[Material]
begin

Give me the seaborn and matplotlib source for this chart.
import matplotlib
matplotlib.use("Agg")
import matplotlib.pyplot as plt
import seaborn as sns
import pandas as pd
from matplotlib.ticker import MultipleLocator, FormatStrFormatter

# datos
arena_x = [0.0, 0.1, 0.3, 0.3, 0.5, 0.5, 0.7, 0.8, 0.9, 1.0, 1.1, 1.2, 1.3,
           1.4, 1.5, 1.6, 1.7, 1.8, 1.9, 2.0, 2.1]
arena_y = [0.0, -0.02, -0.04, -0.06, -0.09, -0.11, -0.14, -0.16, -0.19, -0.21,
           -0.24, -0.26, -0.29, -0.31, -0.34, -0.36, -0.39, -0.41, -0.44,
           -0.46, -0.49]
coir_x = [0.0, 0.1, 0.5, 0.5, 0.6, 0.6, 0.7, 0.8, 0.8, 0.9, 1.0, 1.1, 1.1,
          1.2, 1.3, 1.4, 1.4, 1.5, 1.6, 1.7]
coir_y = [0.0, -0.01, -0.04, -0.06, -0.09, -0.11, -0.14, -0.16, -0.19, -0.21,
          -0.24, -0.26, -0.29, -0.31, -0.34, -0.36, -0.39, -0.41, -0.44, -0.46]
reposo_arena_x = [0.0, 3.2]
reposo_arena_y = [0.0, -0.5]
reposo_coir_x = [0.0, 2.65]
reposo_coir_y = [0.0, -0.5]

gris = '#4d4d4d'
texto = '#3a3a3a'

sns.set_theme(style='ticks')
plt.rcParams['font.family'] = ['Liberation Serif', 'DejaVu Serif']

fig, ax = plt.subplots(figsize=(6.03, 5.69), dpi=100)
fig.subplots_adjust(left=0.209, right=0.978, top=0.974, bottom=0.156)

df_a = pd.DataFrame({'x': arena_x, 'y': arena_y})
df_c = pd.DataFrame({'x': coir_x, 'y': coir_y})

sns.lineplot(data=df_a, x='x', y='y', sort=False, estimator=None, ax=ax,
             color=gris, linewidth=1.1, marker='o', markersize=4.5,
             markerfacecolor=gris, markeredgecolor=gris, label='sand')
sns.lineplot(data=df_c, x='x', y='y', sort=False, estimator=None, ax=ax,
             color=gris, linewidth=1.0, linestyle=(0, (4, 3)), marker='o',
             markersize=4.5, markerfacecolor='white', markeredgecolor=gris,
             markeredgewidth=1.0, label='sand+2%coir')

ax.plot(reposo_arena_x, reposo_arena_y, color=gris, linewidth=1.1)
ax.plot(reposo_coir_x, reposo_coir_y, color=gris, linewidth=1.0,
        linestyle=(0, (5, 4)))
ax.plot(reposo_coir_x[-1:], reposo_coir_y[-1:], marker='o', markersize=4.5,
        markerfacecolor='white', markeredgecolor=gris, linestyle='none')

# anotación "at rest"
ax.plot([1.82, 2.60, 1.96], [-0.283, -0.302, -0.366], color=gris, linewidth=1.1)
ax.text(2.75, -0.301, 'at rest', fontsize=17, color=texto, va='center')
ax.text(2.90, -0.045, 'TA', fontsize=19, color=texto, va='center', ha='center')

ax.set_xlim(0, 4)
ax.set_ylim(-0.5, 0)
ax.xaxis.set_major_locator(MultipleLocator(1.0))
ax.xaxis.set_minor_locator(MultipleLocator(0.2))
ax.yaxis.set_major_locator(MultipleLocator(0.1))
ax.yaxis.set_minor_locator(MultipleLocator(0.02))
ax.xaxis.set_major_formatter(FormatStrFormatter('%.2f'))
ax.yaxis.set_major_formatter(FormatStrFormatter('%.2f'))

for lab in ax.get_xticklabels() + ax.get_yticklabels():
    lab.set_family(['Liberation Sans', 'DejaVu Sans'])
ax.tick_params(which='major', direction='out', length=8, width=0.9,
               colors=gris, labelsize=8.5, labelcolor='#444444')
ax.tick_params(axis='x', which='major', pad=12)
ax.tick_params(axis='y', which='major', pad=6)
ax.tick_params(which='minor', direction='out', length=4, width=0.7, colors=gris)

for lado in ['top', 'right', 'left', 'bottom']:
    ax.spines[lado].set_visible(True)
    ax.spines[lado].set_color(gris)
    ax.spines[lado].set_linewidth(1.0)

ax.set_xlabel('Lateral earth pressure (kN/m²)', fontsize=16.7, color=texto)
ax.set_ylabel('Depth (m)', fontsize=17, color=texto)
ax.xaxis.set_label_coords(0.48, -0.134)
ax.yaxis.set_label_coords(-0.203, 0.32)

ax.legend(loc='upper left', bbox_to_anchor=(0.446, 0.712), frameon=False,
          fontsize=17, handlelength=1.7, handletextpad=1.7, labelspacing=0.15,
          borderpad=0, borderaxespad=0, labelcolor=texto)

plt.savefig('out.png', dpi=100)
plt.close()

end

[Problem requirements] Without changing anything, quote the lines from the top of the data to the line that contains "plt.rcParams['font.family'] = ['Liberation", including that line.

[Exercise answer]
Give me the seaborn and matplotlib source for this chart.
import matplotlib
matplotlib.use("Agg")
import matplotlib.pyplot as plt
import seaborn as sns
import pandas as pd
from matplotlib.ticker import MultipleLocator, FormatStrFormatter

# datos
arena_x = [0.0, 0.1, 0.3, 0.3, 0.5, 0.5, 0.7, 0.8, 0.9, 1.0, 1.1, 1.2, 1.3,
           1.4, 1.5, 1.6, 1.7, 1.8, 1.9, 2.0, 2.1]
arena_y = [0.0, -0.02, -0.04, -0.06, -0.09, -0.11, -0.14, -0.16, -0.19, -0.21,
           -0.24, -0.26, -0.29, -0.31, -0.34, -0.36, -0.39, -0.41, -0.44,
           -0.46, -0.49]
coir_x = [0.0, 0.1, 0.5, 0.5, 0.6, 0.6, 0.7, 0.8, 0.8, 0.9, 1.0, 1.1, 1.1,
          1.2, 1.3, 1.4, 1.4, 1.5, 1.6, 1.7]
coir_y = [0.0, -0.01, -0.04, -0.06, -0.09, -0.11, -0.14, -0.16, -0.19, -0.21,
          -0.24, -0.26, -0.29, -0.31, -0.34, -0.36, -0.39, -0.41, -0.44, -0.46]
reposo_arena_x = [0.0, 3.2]
reposo_arena_y = [0.0, -0.5]
reposo_coir_x = [0.0, 2.65]
reposo_coir_y = [0.0, -0.5]

gris = '#4d4d4d'
texto = '#3a3a3a'

sns.set_theme(style='ticks')
plt.rcParams['font.family'] = ['Liberation Serif', 'DejaVu Serif']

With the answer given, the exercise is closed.